2002 – Warren Austin Gage | J. Randy Beck | Steven P. Carpenter –


1 There have been several valiant attempts by postmillennialists to exposit Revelation. But postmillennialists have largely approached the book with a literary literalism similar to the hermeneutic of the premillennialists, having failed to appreciate the ironic character of the biblical understanding of victory (cf. Paul’s claim that “we were considered as sheep to be slaughtered. But in all these things we overwhelmingly conquer through Him who loved us,” Rom 8:36-37). This hermeneutical oversight is caused, as we shall argue, by the loss of a classical understanding of the possibilities of irony, the heart of the comedic imagination.

2 Modern commentaries endlessly repeat the notion that Revelation represents an “apocalyptic” genre. This wholly confected (that is, non-classical) genre category based upon intertestamental Jewish writings has recently begun to give way under the realization that it has not offered significant hermeneutical assistance in developing the contours of thought within Revelation itself. See F.D. Mazzaferri, The Genre of the Book of Revelation from a Source-Critical Perspective BZNW 54 (New York: de Gruyter, 1989) 60-75, 160-84.

3 There are four classical genres: epic, lyric, comic, and tragic. Aristotle, Poetica 1449a. See Louise Cowan, “Introduction: The Comic Terrain,” in The Terrain of Comedy (ed. L. Cowan; Dallas: The Dallas Institute of Humanities and Culture, 1984), 16.

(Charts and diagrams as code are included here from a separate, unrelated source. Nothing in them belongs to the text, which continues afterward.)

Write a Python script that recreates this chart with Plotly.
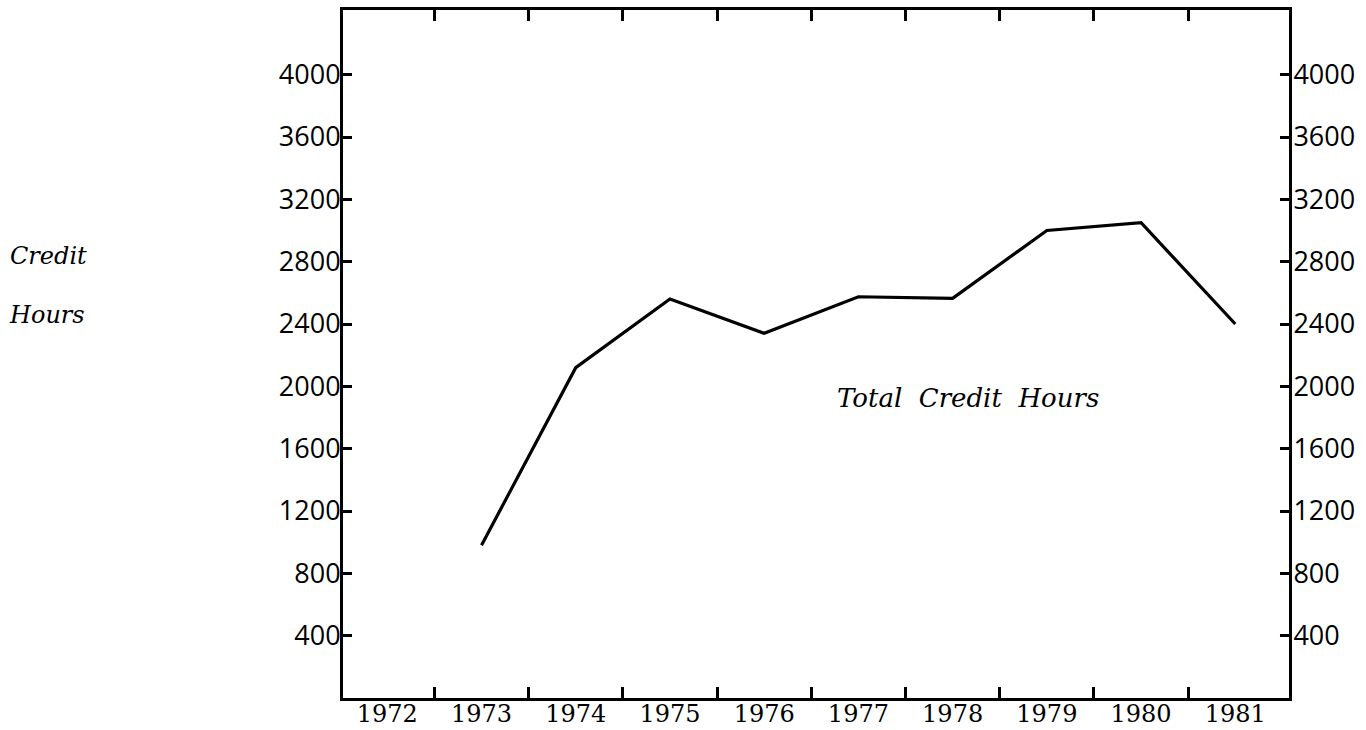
import plotly.graph_objects as go

# Total credit hours by year
years = [1973, 1974, 1975, 1976, 1977, 1978, 1979, 1980, 1981]
credit_hours = [980, 2120, 2560, 2340, 2575, 2565, 3000, 3050, 2400]

year_labels = [1972, 1973, 1974, 1975, 1976, 1977, 1978, 1979, 1980, 1981]
year_bounds = [1972.5, 1973.5, 1974.5, 1975.5, 1976.5, 1977.5, 1978.5, 1979.5, 1980.5]
hour_ticks = [400, 800, 1200, 1600, 2000, 2400, 2800, 3200, 3600, 4000]

x_range = [1971.53, 1981.57]
y_range = [0, 4415]

W, H = 1366, 730
ML, MR, MT, MB = 343, 77, 10, 32

sans = "Open Sans"
serif = "DejaVu Serif"
italic_serif = "DejaVu Serif"

fig = go.Figure()
fig.add_trace(go.Scatter(
    x=years, y=credit_hours, mode="lines",
    line=dict(color="black", width=3.2),
    xaxis="x", yaxis="y", showlegend=False, hoverinfo="skip",
))
# invisible trace so the overlay axes are drawn
fig.add_trace(go.Scatter(
    x=[years[0]], y=[credit_hours[0]], mode="markers",
    marker=dict(opacity=0), xaxis="x2", yaxis="y2",
    showlegend=False, hoverinfo="skip",
))

fig.update_layout(
    width=W, height=H,
    margin=dict(l=ML, r=MR, t=MT, b=MB, autoexpand=False),
    paper_bgcolor="white", plot_bgcolor="white",
    xaxis=dict(
        range=x_range, tickmode="array", tickvals=year_labels,
        ticktext=[str(y) for y in year_labels], ticks="",
        showline=True, linecolor="black", linewidth=3, mirror=True,
        showgrid=False, zeroline=False, automargin=False,
        ticklabelstandoff=-8,
        tickfont=dict(family=serif, size=24, color="black"),
    ),
    xaxis2=dict(
        range=x_range, overlaying="x", side="bottom", anchor="y2",
        tickmode="array", tickvals=year_bounds, ticks="inside",
        ticklen=11, tickwidth=2.5, tickcolor="black", mirror="ticks",
        showticklabels=False, showline=False, showgrid=False, zeroline=False,
        automargin=False,
    ),
    yaxis=dict(
        range=y_range, tickmode="array", tickvals=hour_ticks,
        ticks="inside", ticklen=9, tickwidth=2.5, tickcolor="black",
        showline=True, linecolor="black", linewidth=3,
        showgrid=False, zeroline=False, ticklabelstandoff=-6, automargin=False,
        tickfont=dict(family=sans, size=27, color="black"),
    ),
    yaxis2=dict(
        range=y_range, overlaying="y", side="right", anchor="x2",
        tickmode="array", tickvals=hour_ticks,
        ticks="inside", ticklen=9, tickwidth=2.5, tickcolor="black",
        showline=True, linecolor="black", linewidth=3,
        showgrid=False, zeroline=False, ticklabelstandoff=-4, automargin=False,
        tickfont=dict(family=sans, size=27, color="black"),
    ),
)

fig.add_annotation(
    x=1978.16, y=1925, xref="x", yref="y", text="<i>Total  Credit  Hours</i>",
    showarrow=False, font=dict(family=italic_serif, size=26, color="black"),
)

# y-axis caption, positioned in page pixels converted to paper coordinates
pw, ph = W - ML - MR, H - MT - MB
for txt, px, py in [("<i>Credit</i>", 48, 256), ("<i>Hours</i>", 47, 315)]:
    fig.add_annotation(
        x=(px - ML) / pw, y=(H - MB - py) / ph, xref="paper", yref="paper",
        xanchor="center", yanchor="middle", text=txt, showarrow=False,
        font=dict(family=italic_serif, size=24, color="black"),
    )

fig.write_html("out.html")
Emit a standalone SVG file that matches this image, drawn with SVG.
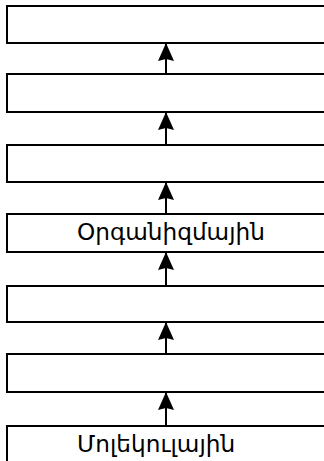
<svg xmlns="http://www.w3.org/2000/svg" width="324" height="461" viewBox="0 0 324 461">
<style>
.box{fill:#fff;stroke:#000;stroke-width:2}
.lbl{font-family:"DejaVu Sans","Noto Sans",sans-serif;font-size:23.2px;fill:#000}
.conn{stroke:#000;stroke-width:2;fill:none}
</style>
<defs>
<marker id="ah" markerWidth="18" markerHeight="16" refX="18" refY="8" orient="auto" markerUnits="userSpaceOnUse" viewBox="0 0 18 16">
<path d="M0,0 L18,8 L0,16 L2,8 Z" fill="#000"/>
</marker>
</defs>
<rect width="324" height="461" fill="#fff"/>
<g id="n1"><rect class="box" x="7" y="6" width="330" height="37"/></g>
<g id="n2"><rect class="box" x="7" y="74" width="330" height="38"/></g>
<g id="n3"><rect class="box" x="7" y="145" width="330" height="37"/></g>
<g id="n4"><rect class="box" x="7" y="214" width="330" height="38"/><text class="lbl" x="77" y="240">Օրգանիզմային</text></g>
<g id="n5"><rect class="box" x="7" y="286" width="330" height="36"/></g>
<g id="n6"><rect class="box" x="7" y="354" width="330" height="38"/></g>
<g id="n7"><rect class="box" x="7" y="426" width="330" height="50"/><text class="lbl" x="77" y="452">Մոլեկուլային</text></g>
<g id="connectors">
<line class="conn" x1="166" y1="74" x2="166" y2="43" marker-end="url(#ah)"/>
<line class="conn" x1="166" y1="145" x2="166" y2="112" marker-end="url(#ah)"/>
<line class="conn" x1="166" y1="214" x2="166" y2="182" marker-end="url(#ah)"/>
<line class="conn" x1="166" y1="286" x2="166" y2="252" marker-end="url(#ah)"/>
<line class="conn" x1="166" y1="354" x2="166" y2="322" marker-end="url(#ah)"/>
<line class="conn" x1="166" y1="426" x2="166" y2="392" marker-end="url(#ah)"/>
</g>
</svg>
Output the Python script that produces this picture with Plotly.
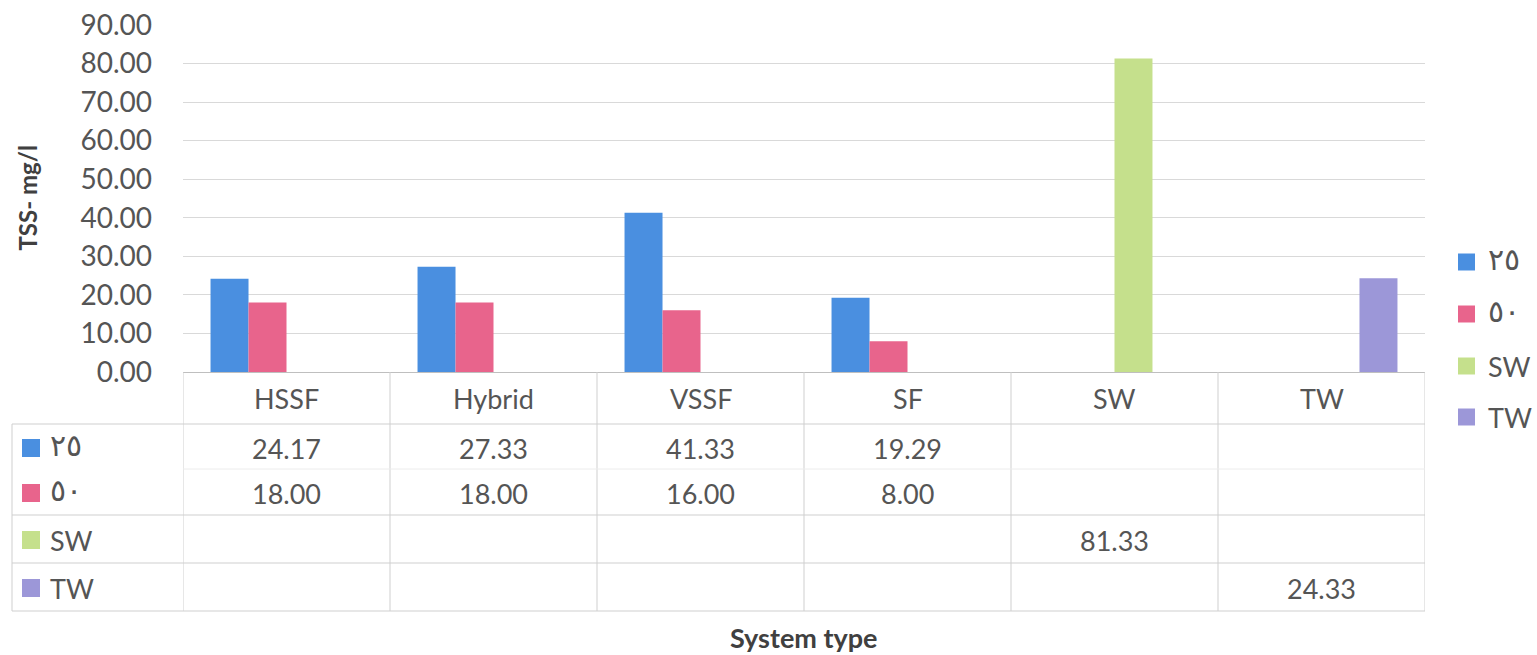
import plotly.graph_objects as go

# ---- data ----
categories = ["HSSF", "Hybrid", "VSSF", "SF", "SW", "TW"]
series_names = ["٢٥", "٥٠", "SW", "TW"]
vals_25 = [24.17, 27.33, 41.33, 19.29, None, None]
vals_50 = [18.00, 18.00, 16.00, 8.00, None, None]
vals_sw = [None, None, None, None, 81.33, None]
vals_tw = [None, None, None, None, None, 24.33]
y_ticks = [0, 10, 20, 30, 40, 50, 60, 70, 80, 90]

series_values = [vals_25, vals_50, vals_sw, vals_tw]
colors = ["#4A8FE0", "#E8648C", "#C5E08C", "#9C97D8"]

W, H = 1537, 655
FONT = "Lato, DejaVu Sans, sans-serif"
TEXT = "#555555"
GRID = "#d9d9d9"
TABLE_LINE = "#cfcfcf"


def px(x):
    return x / W


def py(y):
    return 1 - y / H


# layout geometry (pixels)
plot_left, plot_right = 183, 1425
plot_top, plot_bottom = 25, 372
table_left = 12
row_lines = [424, 469, 515, 563, 611]
header_y = 398
row_centers = [448, 493, 540, 588]
legend_y = [262, 314, 366, 417]

fig = go.Figure()
for name, vals, col in zip(series_names, series_values, colors):
    fig.add_trace(go.Bar(x=categories, y=vals, name=name, marker_color=col,
                         marker_line_width=0, showlegend=False))

shapes = []
annotations = []

# data table: vertical lines at category boundaries
for i in range(len(categories) + 1):
    shapes.append(dict(type="line", xref="x", yref="paper",
                       x0=i - 0.5, x1=i - 0.5, y0=py(plot_bottom), y1=py(row_lines[-1]),
                       line=dict(color=TABLE_LINE, width=1)))
# left edge of the key column
shapes.append(dict(type="line", xref="paper", yref="paper",
                   x0=px(table_left), x1=px(table_left), y0=py(row_lines[0]), y1=py(row_lines[-1]),
                   line=dict(color=TABLE_LINE, width=1)))
# horizontal table lines
for k, yl in enumerate(row_lines):
    faint = k == 1
    shapes.append(dict(type="line", xref="paper", yref="paper",
                       x0=px(plot_left if faint else table_left), x1=px(plot_right),
                       y0=py(yl), y1=py(yl),
                       line=dict(color="#ececec" if faint else TABLE_LINE, width=1)))

# header row: category names
for c in categories:
    annotations.append(dict(x=c, xref="x", y=py(header_y), yref="paper",
                            text=c, showarrow=False, xanchor="center", yanchor="middle",
                            font=dict(family=FONT, size=27, color=TEXT)))

# table rows: key swatch, series name, values
for r, (name, vals, col) in enumerate(zip(series_names, series_values, colors)):
    yc = row_centers[r]
    shapes.append(dict(type="rect", xref="paper", yref="paper",
                       x0=px(22), x1=px(40), y0=py(yc + 9), y1=py(yc - 9),
                       fillcolor=col, line=dict(width=0)))
    arabic = name not in ("SW", "TW")
    annotations.append(dict(x=px(48), xref="paper", y=py(yc - (4 if arabic else 0)), yref="paper",
                            text=name, showarrow=False, xanchor="left", yanchor="middle",
                            font=dict(family=FONT, size=30 if arabic else 27, color=TEXT)))
    for c, v in zip(categories, vals):
        if v is None:
            continue
        annotations.append(dict(x=c, xref="x", y=py(yc), yref="paper",
                                text=f"{v:.2f}", showarrow=False,
                                xanchor="center", yanchor="middle",
                                font=dict(family=FONT, size=27, color=TEXT)))

# legend on the right
for name, col, yc in zip(series_names, colors, legend_y):
    shapes.append(dict(type="rect", xref="paper", yref="paper",
                       x0=px(1458), x1=px(1475), y0=py(yc + 8.5), y1=py(yc - 8.5),
                       fillcolor=col, line=dict(width=0)))
    arabic = name not in ("SW", "TW")
    annotations.append(dict(x=px(1486), xref="paper", y=py(yc - (4 if arabic else 0)), yref="paper",
                            text=name, showarrow=False, xanchor="left", yanchor="middle",
                            font=dict(family=FONT, size=30 if arabic else 27, color=TEXT)))

# axis titles
annotations.append(dict(x=px(27), xref="paper", y=py((plot_top + plot_bottom) / 2), yref="paper",
                        text="<b>TSS- mg/l</b>", textangle=-90, showarrow=False,
                        xanchor="center", yanchor="middle",
                        font=dict(family=FONT, size=24, color="#404040")))
annotations.append(dict(x=px((plot_left + plot_right) / 2), xref="paper", y=py(637), yref="paper",
                        text="<b>System type</b>", showarrow=False,
                        xanchor="center", yanchor="middle",
                        font=dict(family=FONT, size=27, color="#404040")))

fig.update_layout(
    width=W, height=H,
    margin=dict(l=0, r=0, t=0, b=0, autoexpand=False),
    paper_bgcolor="white", plot_bgcolor="white",
    barmode="group", bargap=0.266, bargroupgap=0,
    shapes=shapes, annotations=annotations,
    xaxis=dict(domain=[px(plot_left), px(plot_right)], range=[-0.5, 5.5],
               showticklabels=False, showgrid=False, zeroline=False,
               showline=True, linecolor="#bfbfbf", linewidth=1, ticks="",
               anchor="y", automargin=False),
    yaxis=dict(domain=[py(plot_bottom), py(plot_top)], range=[0, 90],
               tickvals=y_ticks, tickformat=".2f",
               tickfont=dict(family=FONT, size=28, color=TEXT),
               ticklabelstandoff=30, automargin=False,
               showgrid=True, gridcolor=GRID, gridwidth=1, zeroline=False,
               showline=False, ticks=""),
)

fig.write_html("out.html")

4 Puritanical censors were fearful of comedic wit and humor. Wit, the comedy of the intellect, was eschewed as frivolity. Humor (from the four humors), the comedy of the body, was rejected as bawdy and obscene. This skepticism of the comedic exploration of corporality was often carried to an excess that seemed informed by a neo-platonism rather than a due regard for biblical decency and order. In this we are reminded of the ancient rabbinical canonical objections to the Song of Songs. Solomon’s allegory was relegated to the antilegomena because even the allegorical anthropomorphism of God espousing to Himself a people, once again reflecting the comedic imagination, was regarded as too bold and too bodily.